If a dataset is linear, PCA can reduce it down to 1-D and preserve all of its variance. But if the dataset is a random scatter plot, the resulting dimensions would be 950-D at worst as it has to preserve 95% of the variance.

## 6.

> In what cases would you use vanilla PCA, Incremental PCA, Randomized PCA, or Kernel PCA?

When to use the following PCA methods:

- Vanilla PCA:
    - Most small to medium training sets
    - Fairly linear and not complex projections
- Incremental PCA:
    - Large training sets
    - Online PCA (such as on the fly or new instance training)
- Randomized PCA:
    - Much faster training compared to vanilla PCA
    - Okay with finding an approximation for the first d-principcal components
    - (m or n > 500) and (d < 80% m or n)
- Kernel PCA:
    - Complex nonlinear projections
    - Preserves clusters of instances after projection

## 7.

> How can you evaluate the performance of a dimensionality reduction algorithm on your dataset?

You can evaluate the performance by performing an inverse transformation to project the reduced dataset back to its original dimensionality. Then compare the reconstructed dataset with the original by computing the mean squared distance error.

A good dimensionality reduction algorithm would reduce the dimensions such that the algorithm runs faster and loses the least amount of information (ie. it minimizes the mean squared error between the reconstructed and original data).

## 8.

> Does it make any sense to chain two different dimensionality reduction algorithms?

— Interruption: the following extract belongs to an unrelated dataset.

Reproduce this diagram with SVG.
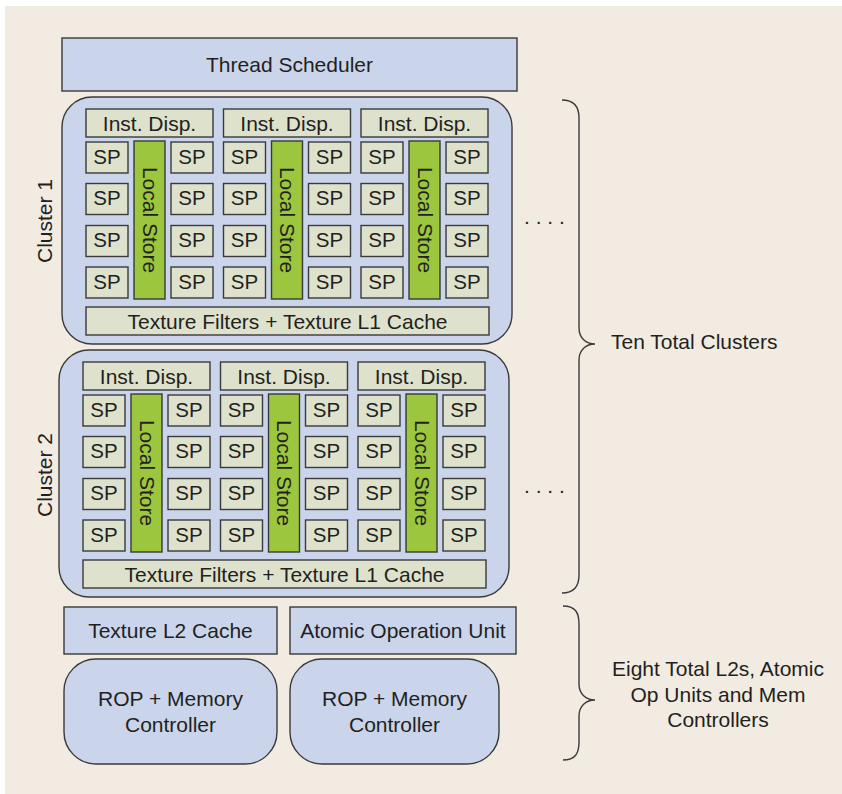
<svg xmlns="http://www.w3.org/2000/svg" width="842" height="794" viewBox="0 0 842 794">
<style>
text{font-family:"Liberation Sans",Arial,Helvetica,sans-serif;font-size:21px;fill:#231f20}
.m{text-anchor:middle}
.sp text{font-size:20.5px;text-anchor:middle}
.blue{fill:#cad5ec;stroke:#3a3a3a;stroke-width:1.4}
.lt{fill:#dee2cd;stroke:#3a3a3a;stroke-width:1.4}
.gr{fill:#9bc63d;stroke:#3a3a3a;stroke-width:1.4}
.br{fill:none;stroke:#3a3a3a;stroke-width:1.4}
</style>
<defs>
<g id="clusterBody">
  <g class="inst">
    <rect class="lt" x="86" y="109" width="127" height="28"/>
    <rect class="lt" x="223.5" y="109" width="127" height="28"/>
    <rect class="lt" x="361" y="109" width="127" height="28"/>
    <text class="m" x="149.5" y="130.5">Inst. Disp.</text>
    <text class="m" x="287" y="130.5">Inst. Disp.</text>
    <text class="m" x="424.5" y="130.5">Inst. Disp.</text>
  </g>
  <g class="sp">
    <rect class="lt" x="86" y="142" width="42" height="31"/><rect class="lt" x="171" y="142" width="42" height="31"/>
    <rect class="lt" x="223.5" y="142" width="42" height="31"/><rect class="lt" x="308.5" y="142" width="42" height="31"/>
    <rect class="lt" x="361" y="142" width="42" height="31"/><rect class="lt" x="446" y="142" width="42" height="31"/>
    <rect class="lt" x="86" y="183.5" width="42" height="31"/><rect class="lt" x="171" y="183.5" width="42" height="31"/>
    <rect class="lt" x="223.5" y="183.5" width="42" height="31"/><rect class="lt" x="308.5" y="183.5" width="42" height="31"/>
    <rect class="lt" x="361" y="183.5" width="42" height="31"/><rect class="lt" x="446" y="183.5" width="42" height="31"/>
    <rect class="lt" x="86" y="225.5" width="42" height="31"/><rect class="lt" x="171" y="225.5" width="42" height="31"/>
    <rect class="lt" x="223.5" y="225.5" width="42" height="31"/><rect class="lt" x="308.5" y="225.5" width="42" height="31"/>
    <rect class="lt" x="361" y="225.5" width="42" height="31"/><rect class="lt" x="446" y="225.5" width="42" height="31"/>
    <rect class="lt" x="86" y="267" width="42" height="31"/><rect class="lt" x="171" y="267" width="42" height="31"/>
    <rect class="lt" x="223.5" y="267" width="42" height="31"/><rect class="lt" x="308.5" y="267" width="42" height="31"/>
    <rect class="lt" x="361" y="267" width="42" height="31"/><rect class="lt" x="446" y="267" width="42" height="31"/>
    <text x="107" y="163.5">SP</text><text x="192" y="163.5">SP</text><text x="244.5" y="163.5">SP</text><text x="329.5" y="163.5">SP</text><text x="382" y="163.5">SP</text><text x="467" y="163.5">SP</text>
    <text x="107" y="205">SP</text><text x="192" y="205">SP</text><text x="244.5" y="205">SP</text><text x="329.5" y="205">SP</text><text x="382" y="205">SP</text><text x="467" y="205">SP</text>
    <text x="107" y="247">SP</text><text x="192" y="247">SP</text><text x="244.5" y="247">SP</text><text x="329.5" y="247">SP</text><text x="382" y="247">SP</text><text x="467" y="247">SP</text>
    <text x="107" y="288.5">SP</text><text x="192" y="288.5">SP</text><text x="244.5" y="288.5">SP</text><text x="329.5" y="288.5">SP</text><text x="382" y="288.5">SP</text><text x="467" y="288.5">SP</text>
  </g>
  <g class="ls">
    <rect class="gr" x="134" y="141" width="31" height="158"/>
    <rect class="gr" x="271.5" y="141" width="31" height="158"/>
    <rect class="gr" x="409" y="141" width="31" height="158"/>
    <text class="m" x="220" y="-142.5" transform="rotate(90)">Local Store</text>
    <text class="m" x="220" y="-280" transform="rotate(90)">Local Store</text>
    <text class="m" x="220" y="-417.5" transform="rotate(90)">Local Store</text>
  </g>
  <rect class="lt" x="86" y="307" width="403" height="28"/>
  <text class="m" x="287.5" y="328.5">Texture Filters + Texture L1 Cache</text>
</g>
</defs>
<rect x="5" y="6" width="837" height="788" fill="#f2ebe1"/>

<g id="thread-scheduler">
  <rect class="blue" x="62" y="38" width="455" height="53"/>
  <text class="m" x="289.5" y="72">Thread Scheduler</text>
</g>

<g id="cluster1">
  <rect class="blue" x="62" y="97" width="450" height="247" rx="30" ry="30"/>
  <use href="#clusterBody"/>
  <text class="m" transform="translate(51.5 221) rotate(-90)">Cluster 1</text>
</g>

<g id="cluster2">
  <rect class="blue" x="59" y="350" width="450" height="247" rx="30" ry="30"/>
  <use href="#clusterBody" transform="translate(-3 253)"/>
  <text class="m" transform="translate(51.5 475) rotate(-90)">Cluster 2</text>
</g>

<g id="dots1"><text x="524" y="224">. . . .</text></g>
<g id="dots2"><text x="524" y="493">. . . .</text></g>

<g id="texture-l2">
  <rect class="blue" x="64" y="607" width="213" height="47"/>
  <text class="m" x="170.5" y="638">Texture L2 Cache</text>
</g>
<g id="atomic-op">
  <rect class="blue" x="290" y="607" width="226" height="47"/>
  <text class="m" x="403" y="638">Atomic Operation Unit</text>
</g>
<g id="rop1">
  <rect class="blue" x="64" y="659" width="213" height="105" rx="32" ry="32"/>
  <text class="m" x="170.5" y="706">ROP + Memory</text>
  <text class="m" x="170.5" y="732">Controller</text>
</g>
<g id="rop2">
  <rect class="blue" x="290" y="659" width="209" height="105" rx="32" ry="32"/>
  <text class="m" x="394.5" y="706">ROP + Memory</text>
  <text class="m" x="394.5" y="732">Controller</text>
</g>

<g id="connectors">
  <path class="br" d="M562,100 C574,100 579,106 579,118 L579,328 C579,338 586,344 595,344 C586,344 579,350 579,360 L579,575 C579,587 574,593 562,593"/>
  <path class="br" d="M563,606 C575,606 579,612 579,624 L579,684 C579,694 586,700 595,700 C586,700 579,706 579,716 L579,742 C579,754 575,760 563,760"/>
</g>

<g id="label-clusters"><text x="611" y="349">Ten Total Clusters</text></g>
<g id="label-l2">
  <text class="m" x="718" y="676">Eight Total L2s, Atomic</text>
  <text class="m" x="718" y="702">Op Units and Mem</text>
  <text class="m" x="718" y="727">Controllers</text>
</g>
</svg>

It would make sense to chain two different dimensionality reduction algorithms. The first can be used to remove empty dimensions so that the second can be used to transform the dataset without having to worry about the empty dimensions.

## 9.

> 1. Load the MNIST dataset (introduced in Chapter 3) and split it into a training set and a test set (take the first 60,000 instances for training, and the remaining 10,000 for testing).

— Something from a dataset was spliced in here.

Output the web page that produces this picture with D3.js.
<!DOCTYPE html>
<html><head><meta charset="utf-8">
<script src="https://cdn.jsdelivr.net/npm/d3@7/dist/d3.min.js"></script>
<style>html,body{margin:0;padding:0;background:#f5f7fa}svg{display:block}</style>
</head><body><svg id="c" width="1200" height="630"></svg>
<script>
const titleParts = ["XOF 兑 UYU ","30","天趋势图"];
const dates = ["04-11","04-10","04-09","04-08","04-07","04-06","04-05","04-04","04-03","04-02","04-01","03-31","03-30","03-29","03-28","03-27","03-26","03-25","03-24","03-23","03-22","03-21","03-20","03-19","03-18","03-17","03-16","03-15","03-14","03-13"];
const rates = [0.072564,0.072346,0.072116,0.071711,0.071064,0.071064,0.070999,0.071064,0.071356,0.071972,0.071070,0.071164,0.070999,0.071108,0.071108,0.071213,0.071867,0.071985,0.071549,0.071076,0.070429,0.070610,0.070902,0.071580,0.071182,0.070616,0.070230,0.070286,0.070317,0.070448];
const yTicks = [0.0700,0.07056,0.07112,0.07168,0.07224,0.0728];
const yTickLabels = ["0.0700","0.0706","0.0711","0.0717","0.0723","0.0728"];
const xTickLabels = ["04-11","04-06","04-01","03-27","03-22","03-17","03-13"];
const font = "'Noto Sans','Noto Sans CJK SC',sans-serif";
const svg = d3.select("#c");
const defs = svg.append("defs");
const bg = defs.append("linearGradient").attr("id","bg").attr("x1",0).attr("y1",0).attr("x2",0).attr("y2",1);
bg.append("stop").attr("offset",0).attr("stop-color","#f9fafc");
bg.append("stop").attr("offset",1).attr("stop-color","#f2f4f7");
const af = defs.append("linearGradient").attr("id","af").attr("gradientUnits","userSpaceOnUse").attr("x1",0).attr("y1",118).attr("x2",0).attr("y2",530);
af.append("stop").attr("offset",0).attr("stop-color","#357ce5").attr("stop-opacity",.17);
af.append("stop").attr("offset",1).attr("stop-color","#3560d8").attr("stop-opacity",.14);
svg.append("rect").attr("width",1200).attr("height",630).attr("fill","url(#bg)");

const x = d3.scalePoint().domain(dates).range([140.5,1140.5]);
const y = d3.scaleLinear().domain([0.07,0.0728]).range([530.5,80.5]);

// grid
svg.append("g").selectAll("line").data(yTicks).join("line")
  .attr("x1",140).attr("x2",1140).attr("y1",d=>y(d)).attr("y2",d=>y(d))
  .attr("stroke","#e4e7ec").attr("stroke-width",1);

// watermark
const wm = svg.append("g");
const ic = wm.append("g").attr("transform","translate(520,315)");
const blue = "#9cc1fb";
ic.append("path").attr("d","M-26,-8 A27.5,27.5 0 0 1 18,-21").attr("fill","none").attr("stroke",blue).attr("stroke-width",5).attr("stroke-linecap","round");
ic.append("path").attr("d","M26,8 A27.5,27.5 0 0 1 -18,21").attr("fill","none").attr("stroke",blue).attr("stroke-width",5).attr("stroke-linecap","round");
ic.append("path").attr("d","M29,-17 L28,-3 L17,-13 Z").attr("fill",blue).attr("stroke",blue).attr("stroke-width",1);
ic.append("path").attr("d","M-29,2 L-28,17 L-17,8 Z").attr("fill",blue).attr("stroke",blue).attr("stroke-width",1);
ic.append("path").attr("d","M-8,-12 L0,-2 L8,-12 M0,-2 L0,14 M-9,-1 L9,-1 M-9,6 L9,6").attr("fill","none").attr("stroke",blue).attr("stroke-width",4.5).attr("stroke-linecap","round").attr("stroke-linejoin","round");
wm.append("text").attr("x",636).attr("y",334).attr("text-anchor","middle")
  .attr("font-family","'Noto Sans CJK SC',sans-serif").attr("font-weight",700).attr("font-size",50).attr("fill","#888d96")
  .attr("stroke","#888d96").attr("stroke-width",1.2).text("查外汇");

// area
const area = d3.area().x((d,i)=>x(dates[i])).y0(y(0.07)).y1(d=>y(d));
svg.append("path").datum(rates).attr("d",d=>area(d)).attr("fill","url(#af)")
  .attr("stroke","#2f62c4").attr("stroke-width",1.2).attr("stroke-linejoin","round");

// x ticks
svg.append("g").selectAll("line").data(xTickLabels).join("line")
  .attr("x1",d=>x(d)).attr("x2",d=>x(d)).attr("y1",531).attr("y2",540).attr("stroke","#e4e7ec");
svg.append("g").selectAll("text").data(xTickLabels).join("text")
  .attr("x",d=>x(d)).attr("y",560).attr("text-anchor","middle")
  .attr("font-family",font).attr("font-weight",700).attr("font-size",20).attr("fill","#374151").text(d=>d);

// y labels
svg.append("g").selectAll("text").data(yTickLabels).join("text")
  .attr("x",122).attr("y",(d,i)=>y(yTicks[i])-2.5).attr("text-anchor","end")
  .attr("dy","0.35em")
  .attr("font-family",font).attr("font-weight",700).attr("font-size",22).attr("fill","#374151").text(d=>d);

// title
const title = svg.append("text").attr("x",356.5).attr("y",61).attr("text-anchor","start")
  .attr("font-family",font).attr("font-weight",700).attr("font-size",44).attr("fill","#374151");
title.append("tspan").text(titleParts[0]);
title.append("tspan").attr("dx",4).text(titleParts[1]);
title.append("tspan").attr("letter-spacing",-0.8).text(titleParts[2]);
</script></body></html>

> 2. Train a Random Forest classifier on the dataset and time how long it takes, then evaluate the resulting model on the test set.

> 3. Next, use PCA to reduce the dataset's dimensionality, with an explained variance ratio of 95%.

> 4. Train a new Random Forest classifier on the reduced dataset and see how long it takes.

> 5. Was training much faster?

> 6. Next, evaluate the classifier on the test set.

> 7. How does it compare to the previous classifier?

## 10.

> 1. Use t-SNE to reduce the MNIST dataset down to two dimensions and plot the result using Matplotlib.

> 2. You can use a scatterplot using 10 different colors to represent each image's target class.

> 3. Alternatively, you can replace each dot in the scatterplot with the corresponding instance's class (a digit from 0 to 9).

> 4. Or even plot scaled-down versions of the digit images themselves.
    >> Note: If you plot all digits, the visualization will be too cluttered, so you should either:  
    >> - Draw a random sample.
    >>
    >> - Or plot an instance only if no other instance has already been plotted at a close distance.

> 5. You should get a nice visualization with well-separated clusters of digits.

> 6. Try using other dimensionality reduction algorithms such as PCA, LLE, or MDS and compare the resulting visualizations.